Monday, September 12, 2011

More frustration

I haven't been able to spend much time on this recently, but what I'm trying now is a variation on the symmetric setup - this time adding a new input that represents whose turn it is (=1 for the player's turn and 0 for the other player's turn).

I'm running up against another case where the network wants to converge an output probability to 100% almost all the time. This time the probability of win from the starting board seems to be okay (it settles around 53-55%, so a bit high compared to the gnubg standard, but nothing crazy) but the conditional probability of gammon win converges to 100%.

The last time I saw this, the problem was that I was not properly handing the dice off to the other player at the end of the turn (when evaluating the post-move probabilities). I do that correctly now, but the gammon probability is still messing up.

Frustrating! I'm not even sure how to debug this sensibly. It's a huge complex nonlinear network, so looking at the weights doesn't give me any intuition about what's happening. I've gone over the code many times now and can't see any obvious bugs. The slide toward 100% probability happens gradually over thousands of iterations.

Friday, September 2, 2011

Reference estimate of probabilities from the starting position

One thing I'd like the network to estimate properly is the probability of a win (any kind of win) and the probability of a gammon win or loss from the starting position. To do that, of course, I need some independent estimate to compare against.

I checked in gnubg to see its estimates, and reproduce them here for reference (assumes the player has the dice):

Probability of any kind of win from the starting position: 51.9%
Probability of a gammon win (incl backgammon): 15.1%
Probability of a gammon loss (incl backgammon): 13.6%

Thursday, September 1, 2011

Ah ha!

I finally cracked the nut on the problem with the "whose turn is it" input.

The problem was how I trained the board for the t+1 state - ie updating the probabilities after the player moves.

I was evaluating the network without changing who owns the dice. So not surprisingly: if a player always holds the dice, they will definitely win!

Now that I made it flip the dice for the t+1 evaluation, it seems to be properly converging, at least in initial tests.

Phew - that one was bugging me for several days.

Frustrating results

I'm running up against a brick wall in trying to add "whose turn is it" to the inputs.

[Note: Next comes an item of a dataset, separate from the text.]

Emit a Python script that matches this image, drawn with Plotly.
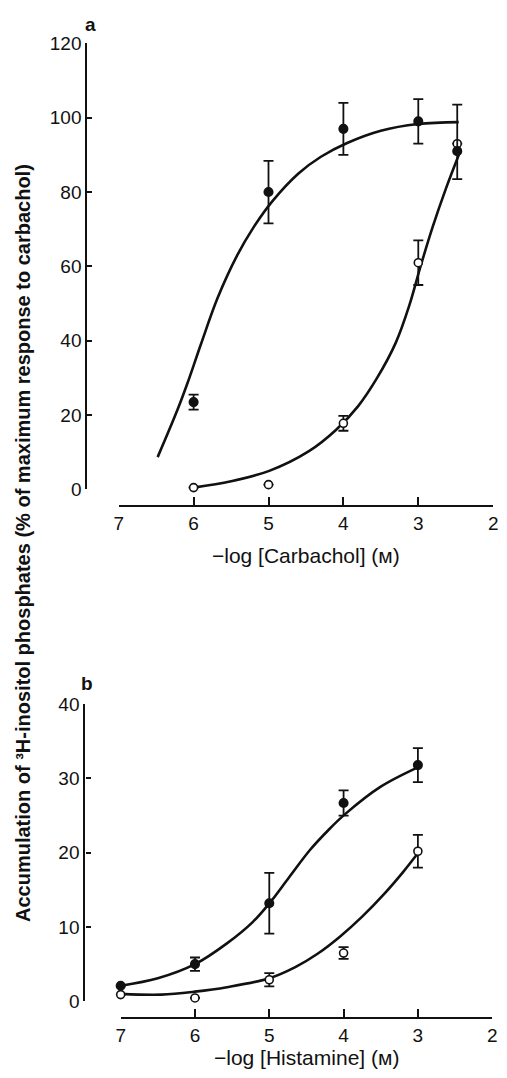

Basically whichever way I implement this, the probability of win output trains gradually to 1, as does the conditional probability of gammon win, and the conditional probability of gammon loss goes to zero.

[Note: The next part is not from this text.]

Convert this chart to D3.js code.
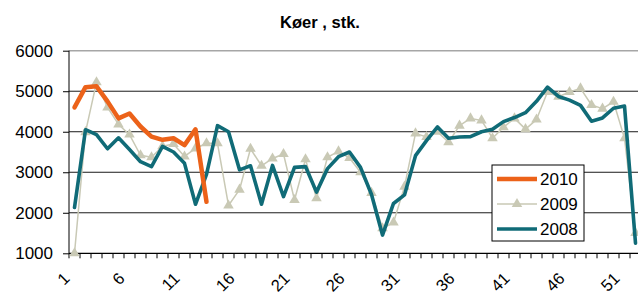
<!DOCTYPE html>
<html>
<head>
<meta charset="utf-8">
<script src="https://cdn.jsdelivr.net/npm/d3@7"></script>
<style>
  body { margin: 0; background: #fff; }
  svg { display: block; font-family: "Liberation Sans", Arial, sans-serif; }
</style>
</head>
<body>
<div id="chart"></div>
<script>
(function () {
    // --- Datos ---
    const weeks = d3.range(1, 54);
    const tickLabels = ["1", "6", "11", "16", "21", "26", "31", "36", "41", "46", "51"];
    const yTicks = [1000, 2000, 3000, 4000, 5000, 6000];

    const s2010 = [4600, 5100, 5120, 4750, 4330, 4450, 4130, 3880, 3800, 3840, 3670, 4060, 2270];
    const s2009 = [1000, 3990, 5220, 4600, 4180, 3930, 3420, 3370, 3640, 3700, 3390, 3590, 3715,
        3715, 2180, 2570, 3580, 3160, 3340, 3450, 2315, 3320, 2357, 3370, 3515, 3350, 3000,
        2490, 1617, 1760, 2645, 3960, 3870, 4000, 3740, 4150, 4330, 4280, 3840, 4110, 4330,
        4065, 4300, 4980, 4865, 4980, 5070, 4660, 4570, 4740, 3840, 1500];
    const s2008 = [2130, 4050, 3930, 3580, 3850, 3560, 3260, 3140, 3640, 3500, 3220, 2210, 2950,
        4150, 4000, 3060, 3160, 2210, 3170, 2400, 3120, 3140, 2510, 3090, 3385, 3500, 3120,
        2450, 1450, 2230, 2440, 3410, 3780, 4120, 3840, 3870, 3880, 4000, 4060, 4250, 4350,
        4470, 4750, 5100, 4870, 4780, 4650, 4260, 4340, 4580, 4635, 1250];

    const series = [
        { name: "2010", values: s2010, color: "#EC6219", width: 4.5, marker: false },
        { name: "2009", values: s2009, color: "#C9C9B5", width: 1.5, marker: true },
        { name: "2008", values: s2008, color: "#106B77", width: 3.6, marker: false }
    ];

    const width = 638, height = 294;
    const svg = d3.select("#chart").append("svg")
        .attr("width", width).attr("height", height);

    const x = d3.scaleBand().domain(weeks).range([69, 69 + 53 * 11]).paddingInner(0).paddingOuter(0);
    const y = d3.scaleLinear().domain([1000, 6000]).range([253.3, 50.7]);
    const cx = w => x(w) + x.bandwidth() / 2;

    // Titulo
    svg.append("text")
        .attr("x", 320).attr("y", 28)
        .attr("text-anchor", "middle")
        .attr("font-weight", "bold")
        .attr("font-size", 16.5)
        .text("Køer , stk.");

    // Lineas de cuadricula
    svg.append("g").selectAll("line").data(yTicks.filter(v => v > 1000)).join("line")
        .attr("x1", x.range()[0]).attr("x2", x.range()[1])
        .attr("y1", d => y(d)).attr("y2", d => y(d))
        .attr("stroke", d => d === 6000 ? "#a6a6a6" : "#1a1a1a")
        .attr("stroke-width", d => d === 6000 ? 1.5 : 1);

    // Eje Y
    const yAxis = svg.append("g").attr("transform", "translate(69,0)")
        .call(d3.axisLeft(y).tickValues(yTicks).tickSize(6).tickPadding(10).tickFormat(d3.format("d")));
    yAxis.select(".domain").attr("stroke", "#000").attr("d", `M0,${y(1000)}V${y(6000)}`);
    yAxis.selectAll(".tick line").attr("stroke", "#000");
    yAxis.selectAll("text").attr("font-size", 17).attr("fill", "#000")
        .attr("font-family", "Liberation Sans, Arial, sans-serif");

    // Eje X
    const xg = svg.append("g");
    xg.append("line")
        .attr("x1", x.range()[0]).attr("x2", x.range()[1])
        .attr("y1", y(1000)).attr("y2", y(1000))
        .attr("stroke", "#000").attr("stroke-width", 1.2);
    xg.selectAll("line.tk").data(weeks).join("line").attr("class", "tk")
        .attr("x1", d => x(d)).attr("x2", d => x(d))
        .attr("y1", y(1000)).attr("y2", y(1000) + 5)
        .attr("stroke", "#000");
    xg.selectAll("text").data(tickLabels).join("text")
        .attr("transform", d => `translate(${cx(+d) - 12},${y(1000) + 18}) rotate(-45)`)
        .attr("text-anchor", "end")
        .attr("dy", "0.7em")
        .attr("font-size", 16.5)
        .text(d => d);

    // Lineas de series
    const line = d3.line().x((d, i) => cx(weeks[i])).y(d => y(d));
    const drawOrder = [series[1], series[2], series[0]];
    drawOrder.forEach(s => {
        svg.append("path")
            .datum(s.values)
            .attr("fill", "none")
            .attr("stroke", s.color)
            .attr("stroke-width", s.width)
            .attr("stroke-linejoin", "round")
            .attr("stroke-linecap", "round")
            .attr("d", line);
        if (s.marker) {
            svg.append("g").selectAll("path").data(s.values).join("path")
                .attr("transform", (d, i) => `translate(${cx(weeks[i])},${y(d)})`)
                .attr("d", d3.symbol(d3.symbolTriangle, 48))
                .attr("fill", s.color);
        }
    });

    // Leyenda
    const lg = svg.append("g").attr("transform", "translate(492,165)");
    lg.append("rect").attr("width", 92).attr("height", 76)
        .attr("fill", "#fff").attr("stroke", "#000").attr("stroke-width", 1);
    series.forEach((s, i) => {
        const yy = 14 + i * 25;
        lg.append("line").attr("x1", 5).attr("x2", 45).attr("y1", yy).attr("y2", yy)
            .attr("stroke", s.color).attr("stroke-width", s.width);
        if (s.marker) {
            lg.append("path").attr("transform", `translate(25,${yy})`)
                .attr("d", d3.symbol(d3.symbolTriangle, 48)).attr("fill", s.color);
        }
        lg.append("text").attr("x", 48).attr("y", yy + 6)
            .attr("font-size", 17).text(s.name);
    });
})();
</script>
</body>
</html>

I've tried adding this as an input to the symmetric network, to the non-symmetric networks, and to a completely rebuilt network that follows Tesauro's design exactly. In all cases, if I leave out the "whose turn it is" input (by setting the hidden->input weights for that input to zero and not training them), the network trains just fine, giving results like I posted before. But if I train those weights, the network trains to the ridiculous probabilities I mentioned above. It does not matter which position I put that input - ie it's not an error in the code that has a problem with a particular input index.

I really don't understand what's going on here. I see no mention in any publications about a problem with this input.

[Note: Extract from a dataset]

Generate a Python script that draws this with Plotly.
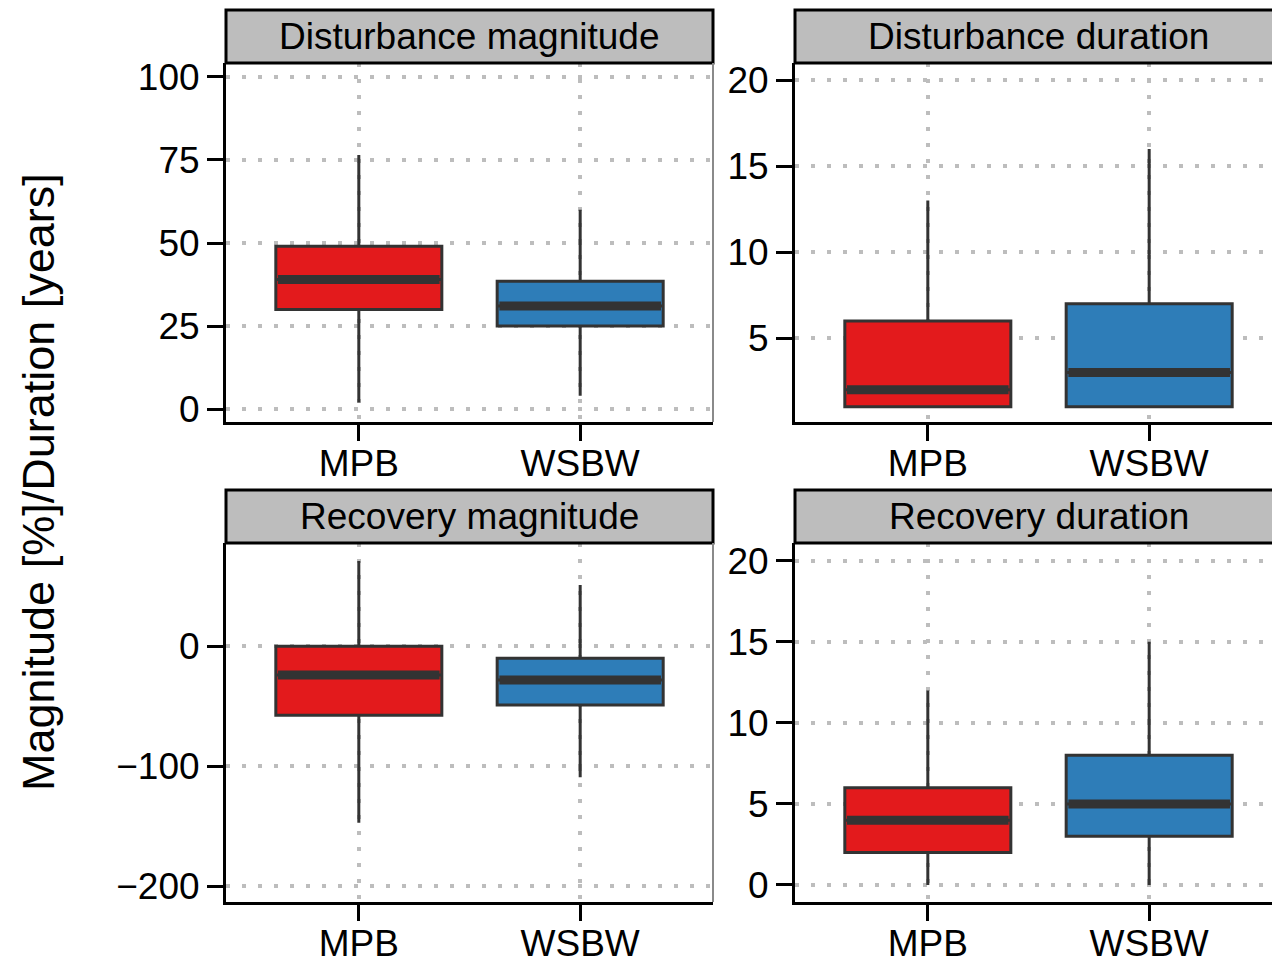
import plotly.graph_objects as go

categories = ["MPB", "WSBW"]
colors = ["#E31A1C", "#2E7DB8"]

panel_titles = ["Disturbance magnitude", "Disturbance duration",
                "Recovery magnitude", "Recovery duration"]

# box statistics per panel: [MPB, WSBW]
dist_mag_q1 = [30, 25]
dist_mag_med = [39, 31]
dist_mag_q3 = [49, 38.5]
dist_mag_lo = [2, 4]
dist_mag_hi = [76.5, 60]

dist_dur_q1 = [1, 1]
dist_dur_med = [2, 3]
dist_dur_q3 = [6, 7]
dist_dur_lo = [1, 1]
dist_dur_hi = [13, 16]

rec_mag_q1 = [-57.5, -49]
rec_mag_med = [-24, -28]
rec_mag_q3 = [0, -10]
rec_mag_lo = [-147, -109]
rec_mag_hi = [71, 51]

rec_dur_q1 = [2, 3]
rec_dur_med = [4, 5]
rec_dur_q3 = [6, 8]
rec_dur_lo = [0, 0]
rec_dur_hi = [12, 15]

yticks = [[0, 25, 50, 75, 100], [5, 10, 15, 20], [-200, -100, 0], [0, 5, 10, 15, 20]]
yranges = [[-3.9, 104.2], [0.12, 21.0], [-213, 86], [-1.05, 21.1]]

y_title = "Magnitude [%]/Duration [years]"

stats = [
    (dist_mag_q1, dist_mag_med, dist_mag_q3, dist_mag_lo, dist_mag_hi),
    (dist_dur_q1, dist_dur_med, dist_dur_q3, dist_dur_lo, dist_dur_hi),
    (rec_mag_q1, rec_mag_med, rec_mag_q3, rec_mag_lo, rec_mag_hi),
    (rec_dur_q1, rec_dur_med, rec_dur_q3, rec_dur_lo, rec_dur_hi),
]

W, H = 1272, 963
FONT = "Liberation Sans, Arial, Helvetica, sans-serif"
BOXW = 0.75
px_per_unit = 487 / 2.2

# layout in pixels
col_x = [(226, 713), (795, 1272)]
row_y = [(63, 422), (543, 902)]
strip_y = [(10, 63), (490, 543)]

fig = go.Figure()
layout = dict(width=W, height=H, margin=dict(l=0, r=0, t=0, b=0, autoexpand=False),
              paper_bgcolor="white", plot_bgcolor="white", showlegend=False,
              font=dict(family=FONT, color="black", size=37))
shapes = []
annotations = []

for p in range(4):
    r, c = divmod(p, 2)
    ax = "" if p == 0 else str(p + 1)
    xa, ya = "x" + ax, "y" + ax
    q1, med, q3, lo, hi = stats[p]
    pos = [i + 1 for i in range(len(categories))]
    for i in range(len(categories)):
        fig.add_trace(go.Box(
            x=[pos[i]], q1=[q1[i]], median=[med[i]], q3=[q3[i]],
            lowerfence=[lo[i]], upperfence=[hi[i]],
            width=BOXW, whiskerwidth=0, fillcolor=colors[i],
            line=dict(color="#333333", width=3),
            boxpoints=False, xaxis=xa, yaxis=ya, name=categories[i]))
        fig.add_trace(go.Scatter(
            x=[pos[i] - BOXW / 2 + 0.01, pos[i] + BOXW / 2 - 0.01],
            y=[med[i], med[i]], mode="lines",
            line=dict(color="#333333", width=9),
            xaxis=xa, yaxis=ya, hoverinfo="skip"))

    x0, x1 = col_x[c]
    y0, y1 = row_y[r]
    xr = [0.4, 0.4 + (x1 - x0) / px_per_unit]
    common = dict(showline=True, linecolor="black", linewidth=3,
                  ticks="outside", ticklen=16, tickwidth=3, tickcolor="black",
                  showgrid=True, gridcolor="#bdbdbd", gridwidth=3.5,
                  griddash="4px,12px", zeroline=False, automargin=False,
                  tickfont=dict(family=FONT, size=37, color="black"))
    layout["xaxis" + ax] = dict(domain=[x0 / W, x1 / W], range=xr,
                                tickvals=pos, ticktext=categories,
                                anchor=ya, ticklabelstandoff=-9, **common)
    layout["yaxis" + ax] = dict(domain=[1 - y1 / H, 1 - y0 / H], range=yranges[p],
                                tickvals=yticks[p], anchor=xa,
                                ticklabelstandoff=0, **common)

    # strip
    sy0, sy1 = strip_y[r]
    sx1 = x0 + 487
    shapes.append(dict(type="rect", xref="paper", yref="paper",
                       x0=x0 / W, x1=sx1 / W, y0=1 - sy1 / H, y1=1 - sy0 / H,
                       fillcolor="#bdbdbd", line=dict(color="black", width=3),
                       layer="above"))
    annotations.append(dict(text=panel_titles[p], xref="paper", yref="paper",
                            x=(x0 + sx1) / 2 / W, y=1 - (sy0 + sy1) / 2 / H,
                            showarrow=False, xanchor="center", yanchor="middle",
                            font=dict(family=FONT, size=37, color="black")))
    if c == 0:
        shapes.append(dict(type="line", xref="paper", yref="paper",
                           x0=x1 / W, x1=x1 / W, y0=1 - y1 / H, y1=1 - y0 / H,
                           line=dict(color="#8a8a8a", width=2), layer="above"))

annotations.append(dict(text=y_title, xref="paper", yref="paper",
                        x=38 / W, y=1 - 482 / H, textangle=-90, showarrow=False,
                        xanchor="center", yanchor="middle",
                        font=dict(family=FONT, size=45, color="black")))

layout["shapes"] = shapes
layout["annotations"] = annotations
fig.update_layout(**layout)
fig.write_html("out.html", config={"displayModeBar": False},
               post_script="document.body.style.margin='0px';document.body.style.overflow='hidden';")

Thinking about it a bit, this input does seem to have a bit of a preferred status: whenever it's your turn to roll, you expect your probability of winning to get more positive just because most of the time you're removing pips through your roll. I don't think any of the other inputs have that status.

In the training, the change in weight value is ( new output - old output ) * input value * output->hidden weight * ( stuff that is positive ). For the probability of win and probability of gammon outputs, and the input value is +1 if it's your turn, the expected value of the first two terms is positive.

The output->hidden weight can be positive or negative. If it's positive, the trained middle->input weight will tend to +infinity; if it's negative, the weight will tend to -infinity. I think that's what's happening here.

But this seems a bit facile - no one else mentions this as a problem. So I suspect I've got some fundamental problem in my setup that I'm missing.

The hunt continues!